__WHAT IS ASKED__.
Omit all images, then return the remaining material exactly as it stands.
::::
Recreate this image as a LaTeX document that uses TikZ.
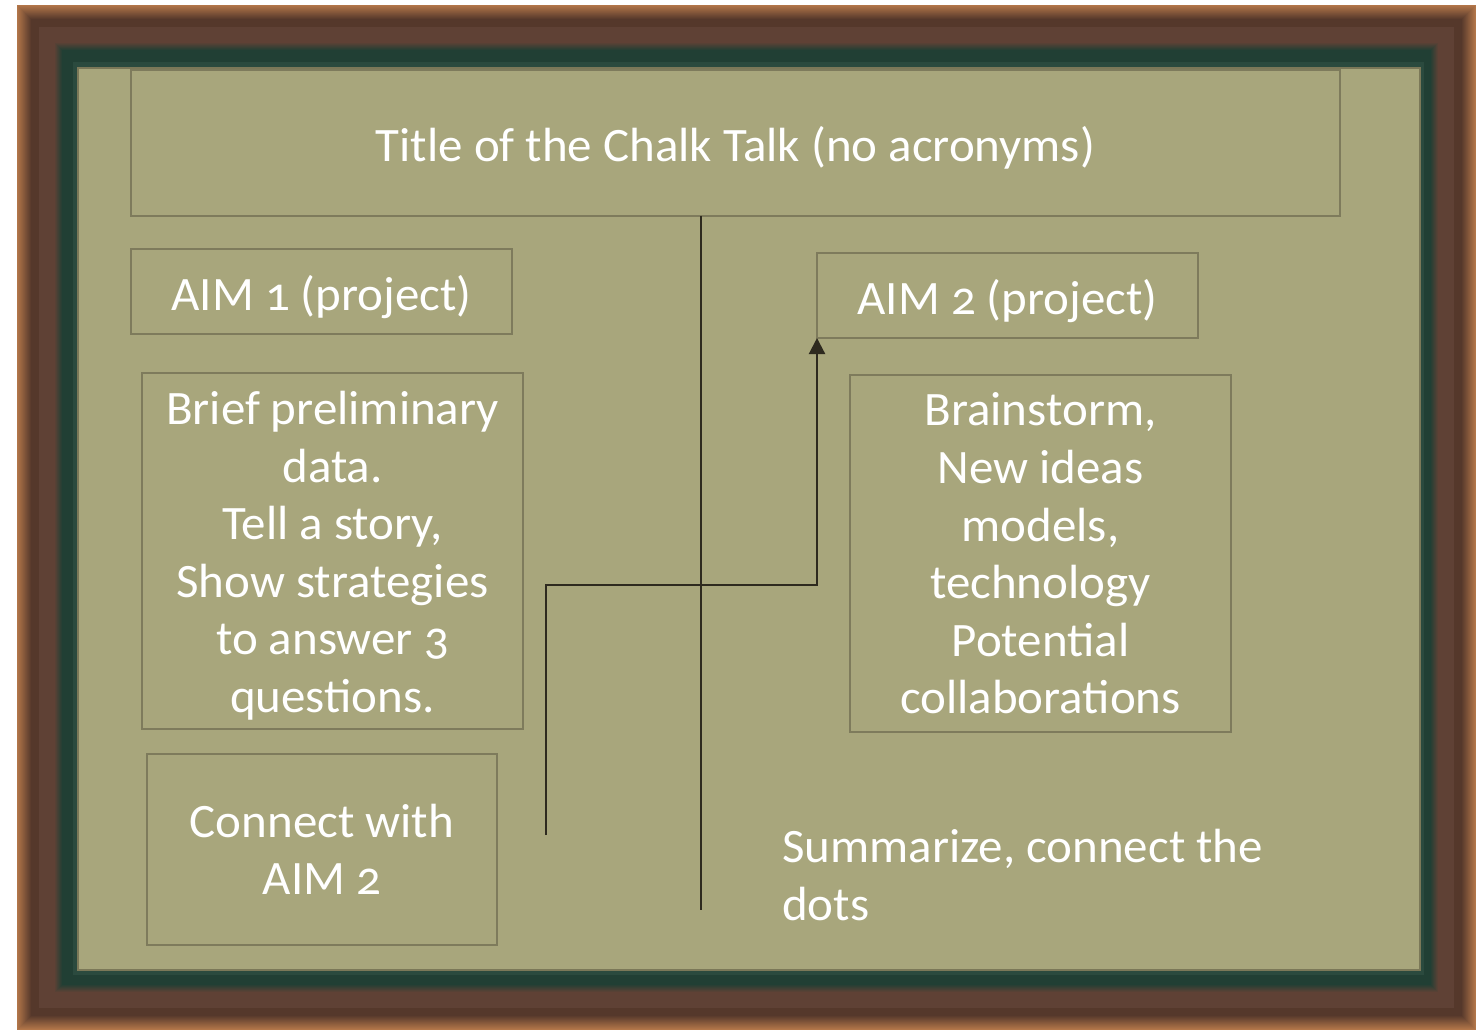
\documentclass[tikz,border=0pt]{standalone}
\usepackage{fontspec}
\setmainfont[Numbers=OldStyle,FakeStretch=1.02]{Carlito}
\usetikzlibrary{arrows.meta,calc}
\definecolor{board}{HTML}{A8A67C}
\definecolor{boardedge}{HTML}{7B7858}
\definecolor{boxline}{HTML}{7E7B5C}
\definecolor{ink}{HTML}{2E2A1F}
\definecolor{fo}{HTML}{B27649}
\definecolor{fd}{HTML}{55382B}
\definecolor{fm}{HTML}{5F4135}
\definecolor{fg}{HTML}{213F34}
\definecolor{fgl}{HTML}{2B4A3E}
\newcommand\lowerby[1]{\rule{0pt}{#1}}
\tikzset{
  chalkbox/.style={draw=boxline, line width=1.5pt, inner sep=0pt, outer sep=0pt,
    align=center, text=white, font=\fontsize{36}{43.2}\selectfont},
  chalktext/.style={inner sep=0pt, align=left, text=white, font=\fontsize{36}{43.2}\selectfont},
  trunk/.style={draw=ink, line width=1.1pt},
  elbow/.style={draw=ink, line width=1.6pt, -{Triangle[width=12pt,length=12pt]}}
}
\begin{document}
\begin{tikzpicture}[x=0.75pt,y=-0.75pt]
\useasboundingbox (0,0) rectangle (1476,1030);
\fill[white] (0,0) rectangle (1476,1030);
% frame
\foreach \i in {0,...,14}{
  \pgfmathtruncatemacro\p{100-\i*100/14}
  \fill[fo!\p!fd] (17+\i,5+\i) rectangle (1476-\i,1030-\i);
}
\fill[fd] (32,20) rectangle (1461,1015);
\fill[fm] (39,27) rectangle (1454,1008);
\foreach \i in {0,...,8}{
  \pgfmathtruncatemacro\p{100-\i*100/8}
  \fill[fm!\p!fg] (54+\i,42+\i) rectangle (1439-\i,993-\i);
}
\fill[fg] (63,51) rectangle (1430,984);
\fill[fgl] (73,62) rectangle (1424,975);
\fill[board, draw=boardedge, line width=1.5pt] (78,68) rectangle (1420,970);
% boxes
\node[chalkbox, minimum width=906.75pt, minimum height=109.5pt] (title) at (735.5,143) {\lowerby{34pt}Title of the Chalk Talk (no acronyms)};
\node[chalkbox, minimum width=285.75pt, minimum height=63.75pt] (aim1) at (321.5,291.5) {\lowerby{34pt}AIM 1 (project)};
\node[chalkbox, minimum width=285.75pt, minimum height=63.75pt] (aim2) at (1007.5,295.5) {\lowerby{34pt}AIM 2 (project)};
\node[chalkbox, minimum width=285.75pt, minimum height=267pt] (brief) at (332.5,551) {\lowerby{32pt}Brief preliminary\\data.\\Tell a story,\\Show strategies\\to answer 3\\questions.};
\node[chalkbox, minimum width=285.75pt, minimum height=267.75pt] (brain) at (1040.5,553.5) {Brainstorm,\\New ideas\\models,\\technology\\Potential\\collaborations};
\node[chalkbox, minimum width=262.5pt, minimum height=143.25pt] (connect) at (322,849.5) {Connect with\\AIM 2};
\node[chalktext, anchor=west] (summary) at (782,875) {Summarize, connect the\\dots};
% connectors
\coordinate (trunkend) at (701,910);
\draw[trunk] (title.south -| trunkend) -- (trunkend);
\coordinate (elbowstart) at (546,835);
\coordinate (elbowy) at (0,585);
\draw[elbow] (elbowstart) -- (elbowstart |- elbowy) -| (aim2.south west);
\end{tikzpicture}
\end{document}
::::
__SOLUTION__.
Recreate this image as a LaTeX document that uses TikZ.
\documentclass[tikz,border=0pt]{standalone}
\usepackage{fontspec}
\setmainfont[Numbers=OldStyle,FakeStretch=1.02]{Carlito}
\usetikzlibrary{arrows.meta,calc}
\definecolor{board}{HTML}{A8A67C}
\definecolor{boardedge}{HTML}{7B7858}
\definecolor{boxline}{HTML}{7E7B5C}
\definecolor{ink}{HTML}{2E2A1F}
\definecolor{fo}{HTML}{B27649}
\definecolor{fd}{HTML}{55382B}
\definecolor{fm}{HTML}{5F4135}
\definecolor{fg}{HTML}{213F34}
\definecolor{fgl}{HTML}{2B4A3E}
\newcommand\lowerby[1]{\rule{0pt}{#1}}
\tikzset{
  chalkbox/.style={draw=boxline, line width=1.5pt, inner sep=0pt, outer sep=0pt,
    align=center, text=white, font=\fontsize{36}{43.2}\selectfont},
  chalktext/.style={inner sep=0pt, align=left, text=white, font=\fontsize{36}{43.2}\selectfont},
  trunk/.style={draw=ink, line width=1.1pt},
  elbow/.style={draw=ink, line width=1.6pt, -{Triangle[width=12pt,length=12pt]}}
}
\begin{document}
\begin{tikzpicture}[x=0.75pt,y=-0.75pt]
\useasboundingbox (0,0) rectangle (1476,1030);
\fill[white] (0,0) rectangle (1476,1030);
% frame
\foreach \i in {0,...,14}{
  \pgfmathtruncatemacro\p{100-\i*100/14}
  \fill[fo!\p!fd] (17+\i,5+\i) rectangle (1476-\i,1030-\i);
}
\fill[fd] (32,20) rectangle (1461,1015);
\fill[fm] (39,27) rectangle (1454,1008);
\foreach \i in {0,...,8}{
  \pgfmathtruncatemacro\p{100-\i*100/8}
  \fill[fm!\p!fg] (54+\i,42+\i) rectangle (1439-\i,993-\i);
}
\fill[fg] (63,51) rectangle (1430,984);
\fill[fgl] (73,62) rectangle (1424,975);
\fill[board, draw=boardedge, line width=1.5pt] (78,68) rectangle (1420,970);
% boxes
\node[chalkbox, minimum width=906.75pt, minimum height=109.5pt] (title) at (735.5,143) {\lowerby{34pt}Title of the Chalk Talk (no acronyms)};
\node[chalkbox, minimum width=285.75pt, minimum height=63.75pt] (aim1) at (321.5,291.5) {\lowerby{34pt}AIM 1 (project)};
\node[chalkbox, minimum width=285.75pt, minimum height=63.75pt] (aim2) at (1007.5,295.5) {\lowerby{34pt}AIM 2 (project)};
\node[chalkbox, minimum width=285.75pt, minimum height=267pt] (brief) at (332.5,551) {\lowerby{32pt}Brief preliminary\\data.\\Tell a story,\\Show strategies\\to answer 3\\questions.};
\node[chalkbox, minimum width=285.75pt, minimum height=267.75pt] (brain) at (1040.5,553.5) {Brainstorm,\\New ideas\\models,\\technology\\Potential\\collaborations};
\node[chalkbox, minimum width=262.5pt, minimum height=143.25pt] (connect) at (322,849.5) {Connect with\\AIM 2};
\node[chalktext, anchor=west] (summary) at (782,875) {Summarize, connect the\\dots};
% connectors
\coordinate (trunkend) at (701,910);
\draw[trunk] (title.south -| trunkend) -- (trunkend);
\coordinate (elbowstart) at (546,835);
\coordinate (elbowy) at (0,585);
\draw[elbow] (elbowstart) -- (elbowstart |- elbowy) -| (aim2.south west);
\end{tikzpicture}
\end{document}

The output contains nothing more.